DFT computations provided further insight into the complexation motif that may be operative in the stereodetermining C–C bond-forming transition structures (TSs). The TSs leading to the major (TS-(Re,Re)-Major) and minor (TS-(Si,Si)-Minor) enantiomers of the lactone products are shown in Figure 3B. Geometry optimizations were completed using PBE/6-31G*^[26] with the energy of solvation modeled in toluene with PBE^[27]/6-311+G**/SMD.^[28] Dispersion corrections were also completed using the PBE D3BJ model.^[29] The computed energies were further refined using PBE/6-311++G(2df,p). The computed enantioselectivity of 1.7 kcal/mol (90% ee) is in excellent agreement with experiment (1.8 kcal/mol, 92% ee, Table 1, Entry 9). Both TSs feature a Ca²⁺ ion chelated to the carbonyl groups of the α-ketoester electrophile and the oxygen atom of the anionic homoenolate nucleophile. The methoxide counterion binds to Ca²⁺, forming a distorted tetrahedral metal center. The negative charge of the methoxide ion is further stabilized by H-bonding with the thiourea N–H groups. This binding mode corroborates the LCMS results in which the thiourea preferentially binds to methoxide rather than the substrate (See SI). Thiourea HBDs are known to interact with halides,^[30] but are less frequently reported with alkoxides.^[31] The formation of the thiourea–methoxide complex is critical to induce the high enantioselectivity of the reaction. The thiourea acts as a relay auxiliary, with the phenyl groups transferring the chiral information of the catalyst to the distal reactive center.^[32] In TS-(Re,Re)-Major, the HBD phenyl group engages in a C–H–π interaction,^[33] which is strengthened by the developing positive charge of the catalyst. This interaction is absent in the minor TS shown in Figure 3B, due to the catalyst NMes group and the pendent stereodirecting group blocking the planar azolium. Removing the HBD aryl groups (Figure 3A, G) eliminates the favored C–H–π interaction in TS-(Re,Re)-Major and decreases the selectivity. Methylating the thiourea (H) reduces the selectivity by disfavoring complexation to methoxide, thus interfering with the formation of the chiral relay ion complex. Full methylation (I) completely eliminates the ability of the HBD to form the complex, and correspondingly low selectivity was observed (49% ee) in comparison to the reaction run with no HBD present (46% ee, Table 1, entry 11).

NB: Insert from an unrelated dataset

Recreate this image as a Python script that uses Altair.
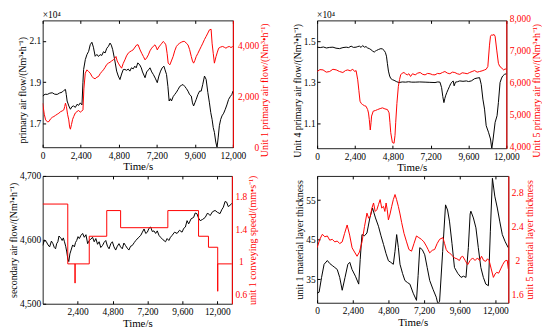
import altair as alt
import pandas as pd

FONT = "Liberation Serif"
RED = "#ff0000"

# ---------------- Panel 1 ----------------
p1_black_t = [0,150,292,450,604,760,917,1070,1229,1330,1437,1490,1542,1650,1750,1850,1958,2060,2167,2270,2375,2479,2540,2583,2690,2792,2900,3000,3104,3200,3312,3420,3520,3625,3730,3837,3937,4046,4146,4250,4330,4417,4540,4667,4770,4875,4980,5087,5187,5290,5400,5500,5600,5712,5812,5900,6000,6125,6220,6300,6458,6560,6671,6771,6880,6979,7100,7229,7330,7437,7540,7646,7720,7812,7900,7979,8060,8125,8230,8333,8440,8542,8650,8754,8854,8960,9060,9167,9270,9375,9450,9521,9600,9687,9790,9900,10000,10100,10208,10312,10420,10521,10604,10687,10760,10833,10920,11000,11070,11146,11230,11312,11420,11521,11620,11729,11830,11937,12000]
p1_black_v = [18330,18420,18410,18470,18490,18420,18410,18480,18520,18600,18650,18400,18090,17850,17690,17820,17850,17780,17930,17880,18000,17900,19000,19620,20100,20340,20500,20820,20940,20700,20260,20350,20250,20340,20300,20480,20420,20650,20740,20900,20800,20580,20100,19540,19300,19130,19400,19620,19620,19580,19640,19540,19700,19650,19780,19700,19940,19840,19700,19500,19220,19500,19600,19700,19500,19380,19200,18980,19300,19540,19700,19780,19600,19380,18800,18090,18200,18090,18300,18410,18520,18650,18800,18850,18890,18800,18700,18570,18400,18330,18000,17850,18000,18170,18400,18570,18570,18900,19300,19140,18500,18000,17530,17200,16800,16570,16100,15840,16300,16890,17200,17370,17500,17690,17900,18170,18300,18410,18570]
p1_red_t = [0,100,187,300,396,500,610,708,820,920,1021,1130,1230,1333,1390,1437,1500,1570,1646,1700,1750,1820,1890,1958,2060,2167,2270,2375,2460,2541,2600,2687,2792,2900,3000,3100,3208,3310,3420,3521,3630,3733,3833,3940,4040,4146,4250,4350,4458,4540,4625,4700,4771,4880,4979,5080,5187,5290,5396,5500,5600,5708,5830,5937,6021,6146,6250,6354,6458,6560,6667,6770,6875,6980,7083,7160,7229,7330,7437,7520,7604,7690,7771,7850,7917,8021,8120,8229,8330,8437,8540,8646,8750,8858,8958,9060,9167,9270,9375,9450,9521,9600,9687,9790,9896,10000,10104,10210,10312,10420,10521,10625,10687,10760,10833,10937,11020,11104,11230,11354,11460,11562,11670,11771,11880,12000]
p1_red_v = [1736,1300,1077,1000,1012,1120,1180,1210,1260,1300,1341,1400,1430,1472,1600,1736,1600,1300,1077,800,710,900,1100,1210,1350,1407,1450,1380,1420,1472,2300,2919,3050,2980,2919,2800,2722,2700,2760,2787,2900,2980,3050,3150,3260,3314,3350,3400,3444,3500,3576,3400,3314,3200,3116,3300,3444,3600,3708,3760,3800,3838,3950,4036,4036,3838,3700,3576,3444,3520,3641,3800,3905,3980,4036,3950,3838,3950,4036,4100,4170,4120,4036,3700,3314,3247,3400,3576,3800,3972,4050,4103,4140,4170,4170,4100,4036,3850,3576,3400,3314,3420,3576,3700,3838,3970,4103,4250,4367,4500,4627,4650,4103,3700,3314,3576,3750,3905,3950,3972,3940,3905,3950,3972,3930,3972]

# ---------------- Panel 2 ----------------
p2_black_t = [0,200,400,587,800,1005,1200,1424,1640,1843,2000,2157,2300,2471,2580,2680,2790,2890,2995,3100,3204,3310,3413,3520,3623,3700,3770,3900,4042,4150,4251,4330,4398,4460,4524,4600,4670,4780,4880,5050,5194,5400,5613,5800,6000,6220,6500,6848,7150,7477,7650,7791,7895,7970,8042,8100,8147,8230,8314,8400,8482,8560,8628,8691,8775,8900,9047,9250,9466,9600,9780,9990,10150,10304,10408,10513,10618,10722,10869,10995,11078,11162,11288,11413,11497,11602,11700,11769,11880,12000]
p2_black_v = [14710,14690,14720,14670,14700,14710,14660,14640,14690,14710,14690,14760,14700,14710,14740,14760,14700,14790,14710,14740,14670,14640,14590,14520,14470,14520,14550,14600,14640,14620,14550,14450,14270,13900,13540,13300,13180,13120,13090,13020,12980,13010,13000,13020,13000,13000,13010,13000,12990,12980,13010,13000,12730,12300,12000,12200,12330,12500,12650,12800,12940,13000,13060,12820,13000,13020,13060,13040,13060,13030,13060,13170,13200,13220,12890,12170,11680,10870,10550,10220,9740,10220,11030,11360,12000,12980,13200,13300,13380,13410]
p2_red_t = [0,180,377,580,796,1000,1215,1420,1634,1800,1948,2100,2262,2380,2471,2576,2650,2722,2800,2890,3000,3100,3204,3260,3309,3372,3420,3455,3560,3700,3832,4000,4146,4300,4461,4565,4620,4670,4775,4880,4940,4984,5060,5152,5230,5299,5400,5508,5600,5718,5820,5927,6050,6220,6380,6534,6700,6848,7000,7162,7320,7477,7630,7791,7950,8105,8260,8419,8580,8733,8890,9047,9200,9361,9520,9675,9830,9990,10150,10304,10460,10618,10720,10827,10932,10995,11070,11141,11220,11288,11392,11497,11580,11665,11750,11832,11920,12000]
p2_red_v = [6400,6460,6450,6380,6400,6470,6450,6400,6369,6430,6450,6420,6471,6400,6430,6140,5800,5470,5400,5364,5330,5314,5209,5100,4899,4570,4800,5005,5160,5180,5209,5240,5262,5230,5209,5107,4800,4487,4177,4155,4400,4797,5400,5935,6150,6295,6350,6369,6330,6295,6330,6245,6330,6295,6350,6369,6310,6295,6340,6330,6300,6295,6340,6330,6370,6400,6350,6330,6380,6369,6330,6310,6360,6347,6330,6369,6400,6430,6380,6400,6420,6450,6470,6555,7225,7504,7550,7535,7560,7504,7070,6657,6560,6533,6480,6450,6480,6471]

# ---------------- Panel 3 ----------------
p3_black_t = [0,120,250,370,477,600,704,800,885,960,1044,1120,1203,1270,1339,1420,1498,1580,1657,1730,1793,1870,1952,2060,2178,2260,2337,2430,2519,2630,2746,2860,2973,3090,3200,3310,3426,3540,3653,3770,3880,3990,4107,4220,4334,4450,4561,4680,4788,4900,5015,5130,5242,5350,5469,5580,5696,5810,5922,6040,6149,6300,6398,6560,6738,6850,6965,7080,7192,7300,7419,7530,7646,7760,7873,7990,8100,8270,8440,8550,8667,8780,8894,9060,9234,9400,9575,9690,9802,9920,10029,10200,10369,10480,10596,10710,10823,10990,11163,11330,11504,11670,11844,12010,12185,12300,12411,12530,12638,12750,12865,13000]
p3_black_v = [4591,4600,4597,4592,4589,4598,4594,4588,4586,4594,4597,4606,4604,4602,4599,4603,4597,4590,4581,4570,4566,4578,4584,4592,4589,4596,4599,4605,4602,4607,4610,4604,4608,4594,4599,4601,4604,4597,4602,4593,4597,4588,4591,4596,4599,4590,4586,4594,4597,4589,4584,4590,4594,4589,4586,4595,4591,4587,4584,4590,4591,4596,4599,4603,4607,4612,4617,4610,4612,4618,4620,4613,4614,4610,4614,4607,4604,4600,4597,4602,4599,4604,4607,4612,4610,4615,4612,4618,4620,4630,4625,4633,4635,4642,4641,4634,4630,4632,4635,4642,4638,4644,4646,4643,4641,4647,4651,4660,4659,4652,4654,4657]
p3_red_t = [0,1724,1724,2224,2224,2224,3200,3200,4401,4401,5355,5355,8599,8599,10709,10709,11390,11390,12025,12025,12025,13000]
p3_red_v = [1.71,1.71,0.976,0.976,0.74,0.976,0.976,1.315,1.315,1.63,1.63,1.42,1.42,1.63,1.63,1.315,1.315,1.18,1.18,0.64,0.976,0.976]

# ---------------- Panel 4 ----------------
p4_black_t = [0,133,300,470,690,850,1020,1190,1355,1520,1690,1880,2070,2200,2350,2580,2800,2900,3020,3190,3355,3550,3730,3930,4130,4300,4470,4640,4800,4960,5130,5240,5355,5470,5580,5750,5910,6080,6245,6470,6690,6800,6910,7080,7245,7410,7580,7800,8020,8130,8245,8450,8645,8780,8910,9080,9245,9470,9690,9850,10020,10180,10300,10350,10520,10690,10850,11020,11190,11355,11530,11660,11800,11960,12130,12300,12465,12660,12865]
p4_black_v = [31.5,31.75,35.5,38.8,39.75,39,38.5,38.0,37.5,35.5,32.25,35.5,38.8,39.3,37.5,35.8,33.8,40,46.3,46,46.7,50.5,53,50.5,48.4,46,43.8,41.5,39.7,39.3,38.8,42,46.3,43,38.8,36.5,34.7,34.2,33.8,31.5,29.7,36,43,42.5,41.2,38,34.7,32.5,30.5,28.8,29.5,42,53.8,52.5,49.7,44,38,36.5,35.5,35.8,35.5,43,51.5,52.2,50.5,48,43,38,35.5,33.8,33.4,47,60.5,56,53,49.5,46.3,44.5,43]
p4_red_t = [0,180,355,520,689,850,1022,1190,1355,1520,1689,1850,2022,2190,2356,2520,2689,2850,3022,3190,3356,3470,3578,3690,3800,3910,4022,4130,4244,4350,4467,4560,4644,4720,4800,4910,5022,5130,5244,5350,5467,5580,5689,5850,6022,6180,6356,6520,6689,6850,7022,7190,7355,7470,7577,7750,7911,8080,8244,8466,8580,8688,8800,8911,9080,9244,9410,9577,9690,9800,9970,10133,10300,10466,10630,10799,10930,11066,11210,11355,11470,11577,11720,11866,11980,12088,12220,12355,12490,12622,12720,12800,12870]
p4_red_v = [2.15,2.25,2.31,2.28,2.29,2.24,2.25,2.22,2.23,2.2,2.22,2.32,2.42,2.3,2.15,2.1,2.05,2.1,2.22,2.4,2.56,2.5,2.52,2.62,2.68,2.58,2.60,2.66,2.72,2.62,2.64,2.58,2.68,2.6,2.48,2.55,2.64,2.72,2.78,2.72,2.64,2.55,2.45,2.32,2.22,2.13,2.11,2.2,2.29,2.27,2.25,2.22,2.17,2.13,2.09,2.12,2.13,2.2,2.25,2.27,2.2,2.13,2.1,2.09,2.06,2.03,2.02,2.0,2.04,2.05,2.0,1.95,2.0,2.03,2.0,2.03,2.0,2.05,2.0,1.99,2.02,2.0,1.9,1.8,1.84,1.86,1.85,1.90,1.95,1.99,2.0,2.0,1.9]

X_TICKS = [0, 2400, 4800, 7200, 9600, 12000]
X_TICKS_NO0 = [2400, 4800, 7200, 9600, 12000]


def panel(bt, bv, rt, rv, w, h, xdom, xticks, ldom, lticks, lfmt, lexpr, ltitle,
          rdom, rticks, rfmt, rtitle, ralign, rpad, roff=0, tshift=0, sci=False,
          red_order=False):
    dfb = pd.DataFrame({"t": bt, "v": bv})
    dfr = pd.DataFrame({"t": rt, "v": rv, "i": list(range(len(rt)))})
    xscale = alt.Scale(domain=xdom, nice=False, zero=False)

    laxis = dict(values=lticks, title=ltitle, orient="left", labelOverlap=False,
                 offset=-3, ticks=True, tickSize=3, domain=False, tickColor="black",
                 titleY=h / 2 + tshift)
    if lexpr:
        laxis["labelExpr"] = lexpr
    else:
        laxis["format"] = lfmt
    black = alt.Chart(dfb).mark_line(color="black", strokeWidth=1, clip=True).encode(
        x=alt.X("t:Q", scale=xscale,
                axis=alt.Axis(values=xticks, format=",d", title="Time/s", labelOverlap=False,
                              labelFlush=False, offset=-3, ticks=True, tickSize=3,
                              labelPadding=3, domain=False, tickColor="black",
                              titleFontSize=11)),
        y=alt.Y("v:Q", scale=alt.Scale(domain=ldom, nice=False, zero=False),
                axis=alt.Axis(**laxis)),
    )
    renc = dict(
        x=alt.X("t:Q", scale=xscale,
                axis=alt.Axis(values=xticks, orient="top", labels=False, title=None,
                              offset=-3, ticks=True, tickSize=3, domain=False,
                              tickColor="black")),
        y=alt.Y("v:Q", scale=alt.Scale(domain=rdom, nice=False, zero=False),
                axis=alt.Axis(values=rticks, format=rfmt, title=rtitle, orient="right",
                              labelOverlap=False, tickSize=0, labelAlign=ralign,
                              labelPadding=rpad, labelOffset=roff,
                              domainColor=RED, labelColor=RED, titleColor=RED,
                              titleAngle=270, titleBaseline="top",
                              titleY=h / 2 + tshift)),
    )
    if red_order:
        renc["order"] = alt.Order("i:Q")
    red = alt.Chart(dfr).mark_line(color=RED, strokeWidth=1, clip=True).encode(**renc)
    layers = [black, red]
    if sci:
        txt = alt.Chart(pd.DataFrame({"s": ["×10⁴"]})).mark_text(
            align="left", baseline="middle", font=FONT, fontSize=9.5, color="black"
        ).encode(text="s:N", x=alt.value(0), y=alt.value(-5))
        layers.append(txt)
    return (alt.layer(*layers).resolve_scale(y="independent")
            .resolve_axis(x="independent").properties(width=w, height=h))


p1 = panel(p1_black_t, p1_black_v, p1_red_t, p1_red_v, 192, 128, [0, 12000], X_TICKS,
           [15850, 22000], [17000, 19000, 21000], None, "format(datum.value/10000, '.1f')",
           "primary air flow/(Nm³•h⁻¹)", [0, 5000], [0, 2000, 4000], ",d",
           "Unit 1 primary air flow/(Nm³•h⁻¹)", "right", 26, tshift=6, sci=True)
p2 = panel(p2_black_t, p2_black_v, p2_red_t, p2_red_v, 191, 129, [0, 12000], X_TICKS,
           [9770, 16020], [11000, 13000, 15000], None, "format(datum.value/10000, '.1f')",
           "Unit 4 primary air flow/(Nm³•h⁻¹)", [4000, 8000], [4000, 5000, 6000, 7000, 8000], ",d",
           "Unit 5 primary air flow/(Nm³•h⁻¹)", "left", 3, roff=-2, tshift=6, sci=True)
p3 = panel(p3_black_t, p3_black_v, p3_red_t, p3_red_v, 191, 129, [0, 13000], X_TICKS_NO0,
           [4500, 4700], [4500, 4600, 4700], ",d", None,
           "secondary air flow/(Nm³•h⁻¹)", [0.487, 2.055], [0.6, 1, 1.4, 1.8], "~g",
           "unit 1 conveying speed/(mm•s⁻¹)", "center", 9, red_order=True)
p4 = panel(p4_black_t, p4_black_v, p4_red_t, p4_red_v, 193, 128, [0, 12870], X_TICKS,
           [29.1, 61.1], [35, 45, 55], "d", None,
           "unit 1 material layer thickness", [1.5, 3.0], [1.6, 2, 2.4, 2.8], "~g",
           "unit 5 material layer thickness", "center", 9)

chart = alt.concat(p1, p2, p3, p4, columns=2, spacing=alt.RowColnumber(row=28, column=85),
                   bounds="flush").properties(
    padding={"left": 0, "top": 0, "right": 0, "bottom": 0}, background="white"
).configure_view(stroke="#222", strokeWidth=1).configure_axis(
    grid=False, ticks=False, labelFont=FONT, titleFont=FONT, labelFontSize=9.5,
    titleFontSize=10, titleFontWeight="normal", labelColor="black", titleColor="black",
    domainColor="black", domainWidth=1, labelPadding=2, titlePadding=1,
)

chart.save("out.html", embed_options={"renderer": "svg", "actions": False})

In conclusion, an efficient asymmetric lactonization of unsaturated aldehydes with α-ketoesters using NHC/Ca²⁺/HBD cooperative catalysis has been developed. Enals can be transformed into the corresponding enantiomerically enriched substituted γ-butyrolactones in high yield and enantioselectivity. This solution to a challenging reaction employs a new mode of cooperative catalysis. In harnessing an ensemble effect of three distinct entities with low entropic penalties, this new mode of NHC catalysis moves the efficiency of organocatalysis closer to nature’s catalysis. This process broadens the scope of NHC cooperative catalysis that address less reactive substrate classes and should find applications in complex synthesis.

Experimental Section

General Procedure for the Synthesis of Lactones

In a nitrogen filled dry box, a screw-capped 1 dram vial equipped with a magnetic stirbar was charged with an α-ketoester (1 equiv), triazolium precatalyst B (10 mol %), HBD D (15 mol %), and Ca(OMe)₂ (15 mol %). Aldehydes (1 equiv) that are solid were also added to this same vial in the dry box. The vial was capped with a septum cap, removed from the dry box, and fitted with an argon balloon. The heterogeneous mixture was then diluted with PhMe (0.15 M), and to this mixture was added aldehyde (1 equiv), followed by DBU (15 mol %) via syringe. The reaction mixture was stirred at 23 °C for 12–16 h. After complete conversion of the aldehyde as determined by TLC, the reaction mixture was concentrated in vacuo, loaded directly onto a column of silica gel, and the crude products were isolated by flash column chromatography (2–10 % EtOAc/hexanes, UV and ceric ammonium nitrate stain visualization).